Arrasto-me até ao Bairro Alto e surpresas, das surpresas está deserto. Encontro alguns camaradas comunistas a beberem brandy-mel, pagam-me um, eu aceito, pois claro, a noite ainda era uma criança, e continuo em busca do Chico, perdão, o meu vagamente conhecido Francisco Louçã.
Começo a perceber que a festa do Bloco ficou mesmo pela Graça, na Voz do Operário, e rogo pragas à Direcção desta Rádio que não me deu subsídio de transportes, e lá vou eu ter que gastar os meus últimos tostões na “Rede da Madrugada”. Ainda por cima, vou descer até ao Cais do Sodré, apanhar o 200 e qualquer coisa que vai para Sapadores, porque senão, já são dois BUCS, pá, e a malta ainda quer beber uma preta com o Chico, perdão, com aquele senhor que eu conheço do Bloco de Esquerda.
E sei que apanhei um autocarro qualquer e estive a beber uns panachés com uns italianos e uns gregos - alguém fazia anos – já não me consigo lembrar claramente do que falávamos, mas fiquei com a sensação que aqueles jovens também comemoravam os novos passos da democracia e estavam com os olhos postos no futuro. Fiquei emocionado e mais ainda, quando chego a casa e vejo o meu irmão (com quem já não falava, desde que entrei no 7º ano), sentado no vão de escadas, com uma garrafa de Trinarajus sem borbulhas, triste e cabisbaixo, e disse-me: “Maninho, acho que vou ficar sem emprego. Achas que posso escrever na tua fanzine?”. Pá, eu até curti a atitude dele, men, mas eu já sei como ele é, vai querer mandar em tudo, e os meus amigos não vão curtir. Disse-lhe que logo se via, mas que por agora, era melhor abancar aí no sofá. Ele até aceitou, mas acho que só veio para minha casa, porque eu tenho a televisão estragada e assim, ele não pode ver os seus amigos – no domingo, todos os amigos dele apareciam na televisão, e estavam todos a chorar – e assim ele acalmou uma beca e dormiu uma bela soneca. No dia seguinte, partiu para nunca mais voltar a minha casa.
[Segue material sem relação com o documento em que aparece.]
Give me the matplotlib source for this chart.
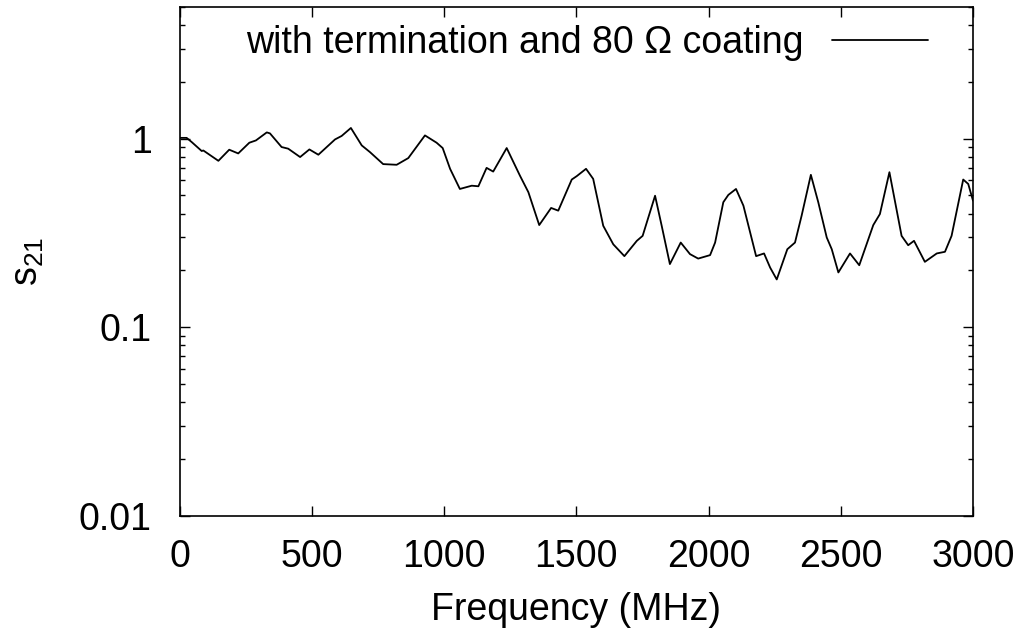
import matplotlib
matplotlib.use("Agg")
import matplotlib.pyplot as plt
from matplotlib.ticker import LogLocator, FixedLocator, NullFormatter

plt.rcParams['font.family'] = ['Liberation Sans', 'DejaVu Sans']
plt.rcParams['mathtext.fontset'] = 'custom'
plt.rcParams['mathtext.rm'] = 'Liberation Sans'

freq = [0, 27, 46, 84, 90, 147, 188, 222, 264, 289, 330, 342, 386, 411, 456, 491, 525,
        588, 613, 648, 689, 720, 770, 821, 865, 928, 972, 995, 1023, 1060, 1105, 1130,
        1161, 1186, 1237, 1287, 1319, 1360, 1405, 1432, 1483, 1502, 1537, 1564, 1602,
        1640, 1682, 1729, 1751, 1798, 1823, 1854, 1895, 1930, 1961, 2006, 2025, 2056,
        2075, 2104, 2132, 2180, 2210, 2233, 2258, 2298, 2327, 2352, 2387, 2415, 2447,
        2466, 2491, 2535, 2570, 2623, 2648, 2684, 2730, 2755, 2777, 2818, 2863, 2894,
        2919, 2963, 2982, 3000]
s21 = [1.01, 1.01, 0.96, 0.86, 0.866, 0.763, 0.874, 0.835, 0.952, 0.979, 1.08, 1.067,
       0.903, 0.885, 0.799, 0.877, 0.822, 0.991, 1.034, 1.14, 0.921, 0.849, 0.733, 0.727,
       0.789, 1.041, 0.952, 0.892, 0.692, 0.541, 0.563, 0.559, 0.700, 0.669, 0.892, 0.637,
       0.520, 0.348, 0.429, 0.415, 0.607, 0.633, 0.692, 0.612, 0.345, 0.275, 0.238, 0.287,
       0.305, 0.498, 0.345, 0.216, 0.281, 0.244, 0.231, 0.241, 0.281, 0.460, 0.503, 0.541,
       0.441, 0.238, 0.246, 0.207, 0.179, 0.259, 0.281, 0.390, 0.643, 0.460, 0.299, 0.259,
       0.195, 0.246, 0.213, 0.348, 0.398, 0.664, 0.305, 0.272, 0.287, 0.222, 0.246, 0.251,
       0.305, 0.607, 0.575, 0.469]

xticks = [0, 500, 1000, 1500, 2000, 2500, 3000]
yticks = [0.01, 0.1, 1]
ytick_labels = ['0.01', '0.1', '1']
series_label = 'with termination and 80 \u03a9 coating'

fig = plt.figure(figsize=(10.21, 6.38), dpi=100)
ax = fig.add_axes([179.5 / 1021, 1 - 515.5 / 638, (973 - 179.5) / 1021, (515.5 - 7) / 638])

ax.plot(freq, s21, color='black', lw=1.3, label=series_label,
        solid_joinstyle='round', solid_capstyle='round')
ax.set_yscale('log')
ax.set_xlim(0, 3000)
ax.set_ylim(0.01, 5)

ax.xaxis.set_major_locator(FixedLocator(xticks))
ax.yaxis.set_major_locator(FixedLocator(yticks))
ax.set_yticklabels(ytick_labels)
ax.yaxis.set_minor_locator(LogLocator(base=10, subs=range(2, 10), numticks=20))
ax.yaxis.set_minor_formatter(NullFormatter())

fs = 27
ax.tick_params(axis='both', which='major', direction='in', length=7, width=1,
               top=True, right=True, labelsize=fs)
ax.tick_params(axis='y', which='major', pad=20)
ax.tick_params(axis='x', which='major', pad=17)
ax.tick_params(axis='y', which='minor', direction='in', length=3.5, width=1, right=True)
ax.tick_params(axis='x', which='minor', bottom=False, top=False)
for sp in ax.spines.values():
    sp.set_linewidth(1.2)

ax.set_xlabel('Frequency (MHz)', fontsize=fs, labelpad=12)
ax.set_ylabel(r'$\mathregular{s_{21}}$', fontsize=fs)
ax.yaxis.set_label_coords(-0.168, 0.5)

ax.legend(loc='upper right', frameon=False, fontsize=fs, markerfirst=False,
          handlelength=2.56, borderaxespad=0, borderpad=0, handletextpad=0.77,
          bbox_to_anchor=(0.9433, 0.965))

fig.savefig('out.png', dpi=100)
Só devo voltar a vê-lo nas próximas eleições, quando o Chico, perdão, aquele senhor que eu sei quem é, for presidente.
Eu curti bué a noite de domingo, mas sinceramente, as noites dos jogos do Euro foram bem mais animadas. O pessoal já não se sabe divertir e há pouca malta a vender cerveja na rua. Que isto não se volte a repetir. E que com este novo Governo, as coisas melhorem bué nestes aspectos culturais".